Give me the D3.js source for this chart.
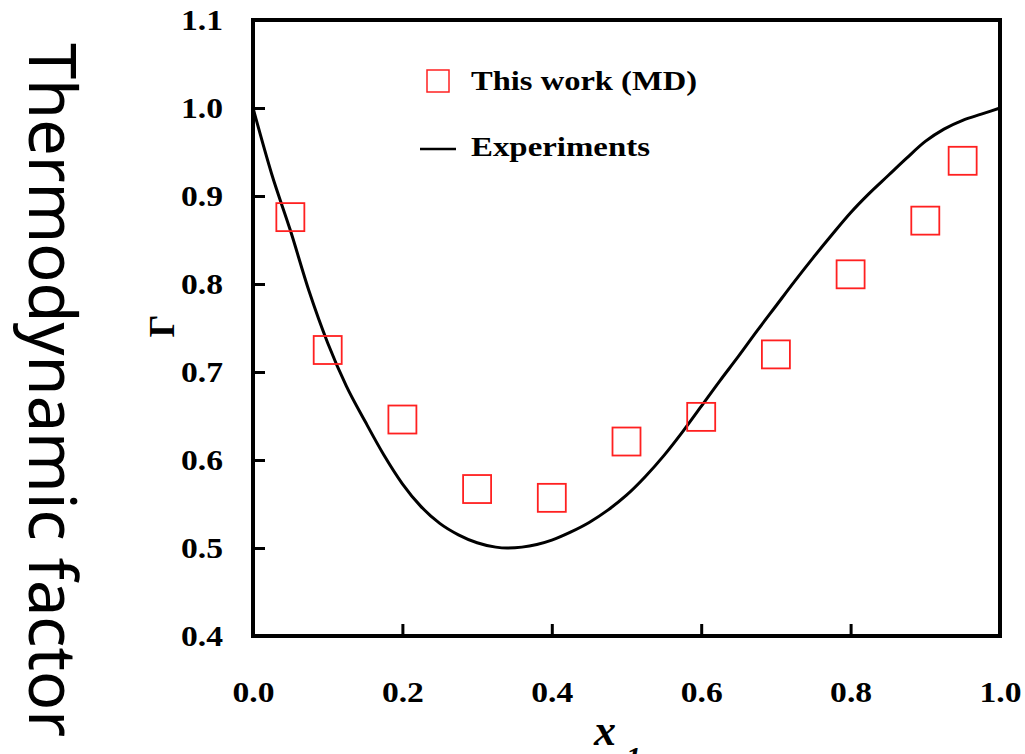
<!DOCTYPE html>
<html>
<head>
<meta charset="utf-8">
<script src="https://cdn.jsdelivr.net/npm/d3@7/dist/d3.min.js"></script>
<style>
  html, body { margin: 0; padding: 0; background: #fff; }
  svg { display: block; }
</style>
</head>
<body>
<script>
// ---- data ----
const mdX = [0.05, 0.1, 0.2, 0.3, 0.4, 0.5, 0.6, 0.7, 0.8, 0.9, 0.95];
const mdY = [0.876, 0.725, 0.646, 0.567, 0.557, 0.621, 0.649, 0.720, 0.811, 0.872, 0.940];

const expX = [0.00, 0.025, 0.05, 0.075, 0.10, 0.125, 0.15, 0.175, 0.20, 0.225, 0.25, 0.275, 0.30, 0.325, 0.34, 0.36, 0.38, 0.40, 0.425, 0.45, 0.475, 0.50, 0.525, 0.55, 0.575, 0.60, 0.625, 0.65, 0.675, 0.70, 0.725, 0.75, 0.775, 0.80, 0.825, 0.85, 0.875, 0.90, 0.925, 0.95, 0.975, 1.00];
const expY = [1.000, 0.925, 0.861, 0.792, 0.733, 0.684, 0.644, 0.606, 0.573, 0.547, 0.528, 0.515, 0.506, 0.501, 0.500, 0.501, 0.504, 0.509, 0.518, 0.529, 0.543, 0.560, 0.581, 0.605, 0.632, 0.661, 0.690, 0.718, 0.747, 0.775, 0.803, 0.830, 0.856, 0.881, 0.903, 0.923, 0.943, 0.962, 0.976, 0.986, 0.993, 1.000];

const xTicks = [0.0, 0.2, 0.4, 0.6, 0.8, 1.0];
const yTicks = [0.4, 0.5, 0.6, 0.7, 0.8, 0.9, 1.0, 1.1];
const legendLabels = ["This work (MD)", "Experiments"];
const yTitleOuter = "Thermodynamic factor";
const yTitleInner = "Γ";

// ---- layout ----
const W = 1025, H = 754;
const L = 253, R = 1000, T = 20, B = 636;
const serif = "'Liberation Serif', 'Times New Roman', serif";

const svg = d3.select("body").append("svg").attr("width", W).attr("height", H);

const x = d3.scaleLinear().domain([0, 1]).range([L, R]);
const y = d3.scaleLinear().domain([0.4, 1.1]).range([B, T]);

// axes (ticks inward)
const xAxis = d3.axisBottom(x).tickValues(xTicks).tickFormat(d3.format(".1f")).tickSizeInner(-12).tickSizeOuter(0).tickPadding(63);
const yAxis = d3.axisLeft(y).tickValues(yTicks).tickFormat(d3.format(".1f")).tickSizeInner(-12).tickSizeOuter(0).tickPadding(30);

const gx = svg.append("g").attr("transform", `translate(0,${B})`).call(xAxis);
const gy = svg.append("g").attr("transform", `translate(${L},0)`).call(yAxis);
[gx, gy].forEach(g => {
  g.select(".domain").remove();
  g.selectAll(".tick line").attr("stroke", "#000").attr("stroke-width", 3);
  g.selectAll(".tick text").attr("fill", "#000")
    .attr("textLength", 42).attr("lengthAdjust", "spacingAndGlyphs")
    .style("font-family", serif).style("font-weight", "bold").style("font-size", "30px");
});
// hide tick marks at frame ends
gx.selectAll(".tick").filter(d => d === 0 || d === 1).select("line").remove();
gy.selectAll(".tick").filter(d => Math.abs(d - 0.4) < 1e-9 || Math.abs(d - 1.1) < 1e-9).select("line").remove();
gx.selectAll(".tick text").attr("dy", "0.1em");

// frame
svg.append("rect").attr("x", L).attr("y", T).attr("width", R - L).attr("height", B - T)
  .attr("fill", "none").attr("stroke", "#000").attr("stroke-width", 4);

// experimental curve
const expData = expX.map((v, i) => [v, expY[i]]);
svg.append("path").datum(expData)
  .attr("fill", "none").attr("stroke", "#000").attr("stroke-width", 3)
  .attr("d", d3.line().x(d => x(d[0])).y(d => y(d[1])).curve(d3.curveMonotoneX));

// MD markers
const S = 28;
svg.append("g").selectAll("rect").data(mdX.map((v, i) => [v, mdY[i]])).join("rect")
  .attr("x", d => x(d[0]) - S / 2).attr("y", d => y(d[1]) - S / 2)
  .attr("width", S).attr("height", S)
  .attr("fill", "none").attr("stroke", "#ff2020").attr("stroke-width", 1.8);

// legend
const lg = svg.append("g");
lg.append("rect").attr("x", 427).attr("y", 70).attr("width", 22).attr("height", 22)
  .attr("fill", "none").attr("stroke", "#ff2020").attr("stroke-width", 1.5);
lg.append("line").attr("x1", 420).attr("x2", 456).attr("y1", 149).attr("y2", 149)
  .attr("stroke", "#000").attr("stroke-width", 2.5);
lg.append("text").attr("x", 471).attr("y", 90).text(legendLabels[0])
  .attr("textLength", 226).attr("lengthAdjust", "spacingAndGlyphs")
  .style("font-family", serif).style("font-weight", "bold").style("font-size", "28px");
lg.append("text").attr("x", 471).attr("y", 156).text(legendLabels[1])
  .attr("textLength", 179).attr("lengthAdjust", "spacingAndGlyphs")
  .style("font-family", serif).style("font-weight", "bold").style("font-size", "28px");

// inner y title (Gamma)
svg.append("text").attr("transform", "translate(174,326) rotate(-90)")
  .attr("text-anchor", "middle").text(yTitleInner)
  .style("font-family", serif).style("font-weight", "bold").style("font-size", "36px");

// x title
const xt = svg.append("text").attr("x", 594).attr("y", 745)
  .style("font-family", serif).style("font-weight", "bold").style("font-style", "italic");
xt.append("tspan").text("x").style("font-size", "44px");
xt.append("tspan").attr("dx", 10).attr("dy", 22).text("1").style("font-size", "30px");

// outer y title
svg.append("text").attr("transform", "translate(29,43) rotate(90)")
  .attr("text-anchor", "start").text(yTitleOuter)
  .attr("textLength", 694).attr("lengthAdjust", "spacingAndGlyphs")
  .style("font-family", "'Noto Sans', 'Open Sans', sans-serif").style("font-size", "65px").attr("fill", "#000");
</script>
</body>
</html>
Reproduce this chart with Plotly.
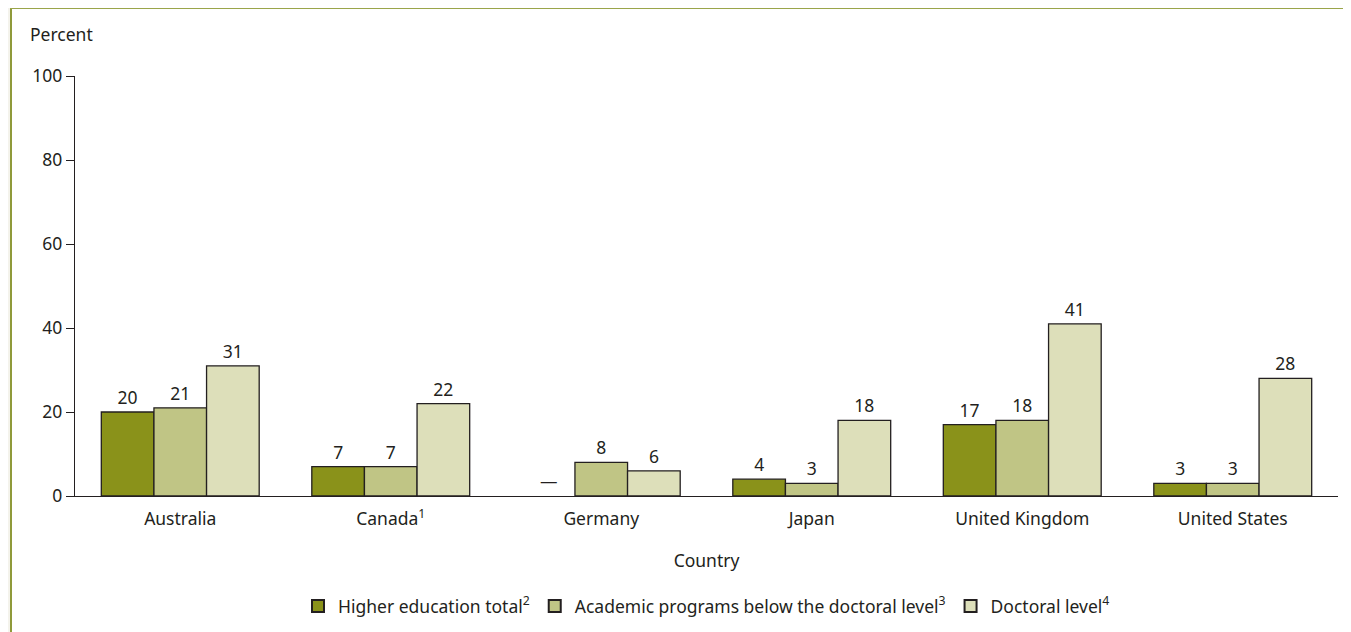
import plotly.graph_objects as go

countries = ["Australia", "Canada<sup>1</sup>", "Germany", "Japan", "United Kingdom", "United States"]
series_names = ["Higher education total<sup>2</sup>",
                "Academic programs below the doctoral level<sup>3</sup>",
                "Doctoral level<sup>4</sup>"]
higher_total = [20, 7, 0, 4, 17, 3]
higher_total_labels = ["20", "7", "—", "4", "17", "3"]
academic_below = [21, 7, 8, 3, 18, 3]
doctoral = [31, 22, 6, 18, 41, 28]
y_ticks = [0, 20, 40, 60, 80, 100]

colors = ["#8a921a", "#c0c585", "#dddfba"]
FONT = "Noto Sans"
TXT = "#231f20"
FS = 17.5

fig = go.Figure()
series = [
    (higher_total, higher_total_labels),
    (academic_below, [str(v) for v in academic_below]),
    (doctoral, [str(v) for v in doctoral]),
]
for i, (vals, labels) in enumerate(series):
    lw = [0 if (v == 0) else 1.3 for v in vals]
    fig.add_trace(go.Bar(
        x=countries, y=vals, name=series_names[i],
        marker=dict(color=colors[i], line=dict(color="#231f20", width=lw)),
        text=labels, textposition="outside", cliponaxis=False,
        textfont=dict(family=FONT, size=FS, color=TXT),
    ))

fig.update_layout(
    width=1343, height=624,
    margin=dict(l=67, r=13, t=68, b=136, autoexpand=False),
    paper_bgcolor="#f4f3ec", plot_bgcolor="white",
    font=dict(family=FONT, size=FS, color=TXT),
    barmode="group", bargap=0.25, bargroupgap=0,
    showlegend=True,
    legend=dict(orientation="h", x=0.5, xanchor="center",
                yref="container", y=1 - (606 - 8) / 624, yanchor="middle",
                font=dict(family=FONT, size=FS, color=TXT), itemsizing="constant",
                traceorder="normal", bgcolor="rgba(0,0,0,0)"),
    xaxis=dict(showline=True, linecolor="#231f20", linewidth=1.3, ticks="",
               tickfont=dict(size=FS), range=[-0.5, 5.5], ticklabelstandoff=7,
               automargin=False,
               title=dict(text="Country", standoff=25, font=dict(size=FS))),
    yaxis=dict(range=[0, 100], tickvals=y_ticks, showline=True, linecolor="#231f20",
               linewidth=1.3, ticks="outside", ticklen=8, tickcolor="#231f20",
               automargin=False,
               showgrid=False, zeroline=False, tickfont=dict(size=FS)),
    shapes=[
        dict(type="rect", xref="paper", yref="paper", x0=(11 - 75) / 1263, x1=1.02,
             y0=(496 - 640) / 420, y1=(496 - 7) / 420, fillcolor="white",
             line=dict(width=0), layer="below"),
        dict(type="line", xref="paper", yref="paper", x0=(11 - 75) / 1263, x1=(11 - 75) / 1263,
             y0=(496 - 640) / 420, y1=(496 - 7) / 420, line=dict(color="#8f9a3a", width=2)),
        dict(type="line", xref="paper", yref="paper", x0=(10 - 75) / 1263, x1=1.02,
             y0=(496 - 8) / 420, y1=(496 - 8) / 420, line=dict(color="#9aa54a", width=2)),
    ],
    annotations=[dict(text="Percent", xref="paper", yref="paper",
                      x=(28 - 75) / 1263, y=(496 - 34) / 420, xanchor="left", yanchor="middle",
                      showarrow=False, font=dict(family=FONT, size=FS, color=TXT))],
)

fig.write_html("out.html")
▬▬▬▬▬▬▬▬▬▬
Work to do:
Gather each line of the listing containing the word "chart" and show it.

Expected answer:
Give me the D3.js source for this chart.
Reproduce this chart with Plotly.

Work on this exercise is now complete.